Como enfrentá-lo, segundo uma potencial doutrina Biden?
“Temos
que começar nos colocando numa posição de força a partir da qual nosso
relacionamento com a China avance, mais em nossos termos do que nos
deles”.
E a guerra tarifária com a qual Trump pretendia exatamente fazer negócios nos “nossos termos”?
Dificilmente Joe Biden teria o mesmo topete. Metafórico, claro.
Político
de carreira, convencional e pouco dado a arroubos de grandeza, ele não
teria a audácia – alguns diriam insensatez – de Donald Trump ao
pretender uma mudança de longo alcance nas regras do jogo comercial com a
China.
Com
países menos vitais, como a Grã-Bretanha do Brexit e o Brasil de Jair
Bolsonaro, Joe Biden tem mais espaço para crescer e até empacar acordos
comerciais importantes.
Em julho do próximo ano, termina a autorização especial que o Congresso deu ao presidente para fechar acordos comerciais.
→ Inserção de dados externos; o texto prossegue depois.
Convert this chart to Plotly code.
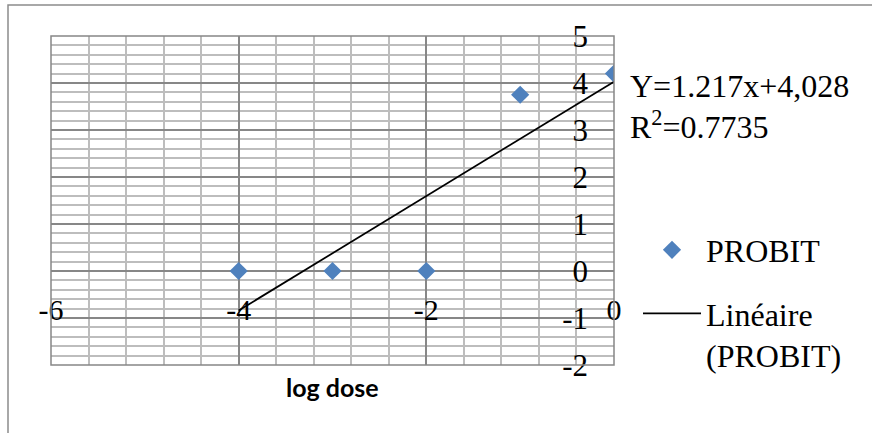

Em relação ao Brasil, Biden até insinuou sanções comerciais para salvar as florestas tropicais.
Ou
então dar aqueles 25 bilhões de dólares que considerou adequados, no
primeiro debate com Trump, para “comprar” a segurança da Amazônia.
Fora
a falta de noção, Biden tem uma ideia razoável do Brasil, um pouco mais
elaborada do que a dos presidentes americanos em geral.
Ele,
com a assessoria de Tony Blinken, então subsecretário de Estado, foi
encarregado, como vice-presidente, de acalmar a birra de Dilma Rousseff
por ter sido gravada, como todo mundo mais, pelo gigantesco dispositivo
americano de escuta eletrônica.
Blinken citou até Fernando Brant, então recém-falecido, para exaltar a amizade entre Estados Unidos e Brasil.
Um
amigo como o Brasil, que não cria problemas para a superpotência
americana, é realmente para se guardar do lado esquerdo do peito.